-- Start Data block --

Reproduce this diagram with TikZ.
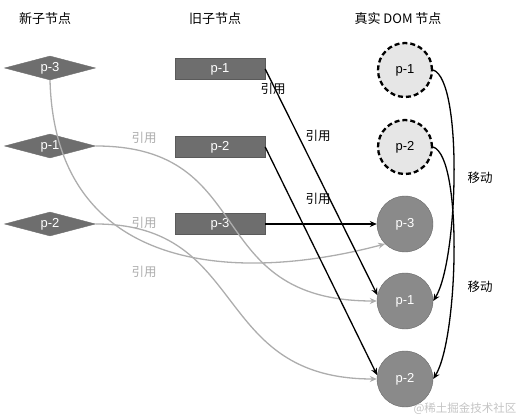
\documentclass[tikz,border=0pt]{standalone}
\usepackage{fontspec}
\setmainfont{Liberation Sans}
\newfontfamily\cjk{Noto Sans CJK SC}
\usetikzlibrary{shapes.geometric,arrows.meta}
\definecolor{boxgray}{HTML}{6E6E6E}
\definecolor{boxedge}{HTML}{5A5A5A}
\definecolor{ghostfill}{HTML}{E6E6E6}
\definecolor{realfill}{HTML}{8A8A8A}
\definecolor{realedge}{HTML}{6A6A6A}
\definecolor{linegray}{HTML}{ADADAD}
\definecolor{markgray}{HTML}{C4C4C4}

\begin{document}
\begin{tikzpicture}[x=1pt,y=-1pt,
  pfont/.style={font=\fontsize{13}{15}\selectfont},
  newnode/.style={diamond,aspect=3.8,fill=boxgray,draw=boxgray,text=white,minimum width=91pt,minimum height=24pt,inner sep=0pt,pfont},
  oldnode/.style={rectangle,fill=boxgray,draw=boxedge,text=white,minimum width=90pt,minimum height=21pt,inner sep=0pt,pfont},
  ghostnode/.style={circle,draw=black,line width=2.3pt,dash pattern=on 5pt off 3pt,fill=ghostfill,minimum size=54pt,inner sep=0pt,pfont},
  realnode/.style={circle,fill=realfill,draw=realedge,text=white,minimum size=56pt,inner sep=0pt,pfont},
  head/.style={font=\cjk\fontsize{13}{15}\selectfont},
  lbl/.style={font=\cjk\fontsize{12.5}{14}\selectfont},
  lblgray/.style={lbl,text=linegray},
  ref/.style={-{Stealth[length=7pt,width=6pt]},line width=1.3pt},
  refgray/.style={ref,draw=linegray}]
  \useasboundingbox (0,0) rectangle (516,419);

  \node[head] (hnew) at (45,19) {新子节点};
  \node[head] (hold) at (215,19) {旧子节点};
  \node[head] (hdom) at (398,19) {真实 DOM 节点};

  \node[newnode] (n3) at (50,68) {p-3};
  \node[newnode] (n1) at (50,146) {p-1};
  \node[newnode] (n2) at (50,224) {p-2};

  \node[oldnode] (o1) at (220,69) {p-1};
  \node[oldnode] (o2) at (220,147) {p-2};
  \node[oldnode] (o3) at (220,224) {p-3};

  \node[ghostnode] (g1) at (405,70) {p-1};
  \node[ghostnode] (g2) at (405,147) {p-2};
  \node[realnode] (d3) at (405,224) {p-3};
  \node[realnode] (d1) at (405,301) {p-1};
  \node[realnode] (d2) at (405,379) {p-2};

  \draw[refgray] (n3.south) .. controls (55,270) and (230,285) .. (d3.south west);
  \draw[refgray] (n1.east) .. controls (260,146) and (200,301) .. (d1.west);
  \draw[refgray] (n2.east) .. controls (250,224) and (210,379) .. (d2.west);
  \node[lblgray] (r1) at (144,138) {引用};
  \node[lblgray] (r2) at (144,223) {引用};
  \node[lblgray] (r3) at (144,272) {引用};

  \draw[ref] (o1.east) -- (d1.168);
  \draw[ref] (o2.east) -- (d2.172);
  \draw[ref] (o3.east) -- (d3.west);
  \node[lbl] (b1) at (273,89) {引用};
  \node[lbl] (b2) at (318,136) {引用};
  \node[lbl] (b3) at (318,199) {引用};

  \draw[ref] (g1.east) .. controls +(30,10) and +(25,-40) .. (d1.east);
  \draw[ref] (g2.east) .. controls +(30,10) and +(25,-40) .. (d2.east);
  \node[lbl] (m1) at (480,178) {移动};
  \node[lbl] (m2) at (480,287) {移动};

  \node[font=\cjk\fontsize{11.5}{13}\selectfont,text=markgray] (wm) at (465,409) {@稀土掘金技术社区};
\end{tikzpicture}
\end{document}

-- End Data block --

** Task description **
The data above should be repeated exactly, minus any pictures.

** Task output **
Reproduce this diagram with TikZ.
\documentclass[tikz,border=0pt]{standalone}
\usepackage{fontspec}
\setmainfont{Liberation Sans}
\newfontfamily\cjk{Noto Sans CJK SC}
\usetikzlibrary{shapes.geometric,arrows.meta}
\definecolor{boxgray}{HTML}{6E6E6E}
\definecolor{boxedge}{HTML}{5A5A5A}
\definecolor{ghostfill}{HTML}{E6E6E6}
\definecolor{realfill}{HTML}{8A8A8A}
\definecolor{realedge}{HTML}{6A6A6A}
\definecolor{linegray}{HTML}{ADADAD}
\definecolor{markgray}{HTML}{C4C4C4}

\begin{document}
\begin{tikzpicture}[x=1pt,y=-1pt,
  pfont/.style={font=\fontsize{13}{15}\selectfont},
  newnode/.style={diamond,aspect=3.8,fill=boxgray,draw=boxgray,text=white,minimum width=91pt,minimum height=24pt,inner sep=0pt,pfont},
  oldnode/.style={rectangle,fill=boxgray,draw=boxedge,text=white,minimum width=90pt,minimum height=21pt,inner sep=0pt,pfont},
  ghostnode/.style={circle,draw=black,line width=2.3pt,dash pattern=on 5pt off 3pt,fill=ghostfill,minimum size=54pt,inner sep=0pt,pfont},
  realnode/.style={circle,fill=realfill,draw=realedge,text=white,minimum size=56pt,inner sep=0pt,pfont},
  head/.style={font=\cjk\fontsize{13}{15}\selectfont},
  lbl/.style={font=\cjk\fontsize{12.5}{14}\selectfont},
  lblgray/.style={lbl,text=linegray},
  ref/.style={-{Stealth[length=7pt,width=6pt]},line width=1.3pt},
  refgray/.style={ref,draw=linegray}]
  \useasboundingbox (0,0) rectangle (516,419);

  \node[head] (hnew) at (45,19) {新子节点};
  \node[head] (hold) at (215,19) {旧子节点};
  \node[head] (hdom) at (398,19) {真实 DOM 节点};

  \node[newnode] (n3) at (50,68) {p-3};
  \node[newnode] (n1) at (50,146) {p-1};
  \node[newnode] (n2) at (50,224) {p-2};

  \node[oldnode] (o1) at (220,69) {p-1};
  \node[oldnode] (o2) at (220,147) {p-2};
  \node[oldnode] (o3) at (220,224) {p-3};

  \node[ghostnode] (g1) at (405,70) {p-1};
  \node[ghostnode] (g2) at (405,147) {p-2};
  \node[realnode] (d3) at (405,224) {p-3};
  \node[realnode] (d1) at (405,301) {p-1};
  \node[realnode] (d2) at (405,379) {p-2};

  \draw[refgray] (n3.south) .. controls (55,270) and (230,285) .. (d3.south west);
  \draw[refgray] (n1.east) .. controls (260,146) and (200,301) .. (d1.west);
  \draw[refgray] (n2.east) .. controls (250,224) and (210,379) .. (d2.west);
  \node[lblgray] (r1) at (144,138) {引用};
  \node[lblgray] (r2) at (144,223) {引用};
  \node[lblgray] (r3) at (144,272) {引用};

  \draw[ref] (o1.east) -- (d1.168);
  \draw[ref] (o2.east) -- (d2.172);
  \draw[ref] (o3.east) -- (d3.west);
  \node[lbl] (b1) at (273,89) {引用};
  \node[lbl] (b2) at (318,136) {引用};
  \node[lbl] (b3) at (318,199) {引用};

  \draw[ref] (g1.east) .. controls +(30,10) and +(25,-40) .. (d1.east);
  \draw[ref] (g2.east) .. controls +(30,10) and +(25,-40) .. (d2.east);
  \node[lbl] (m1) at (480,178) {移动};
  \node[lbl] (m2) at (480,287) {移动};

  \node[font=\cjk\fontsize{11.5}{13}\selectfont,text=markgray] (wm) at (465,409) {@稀土掘金技术社区};
\end{tikzpicture}
\end{document}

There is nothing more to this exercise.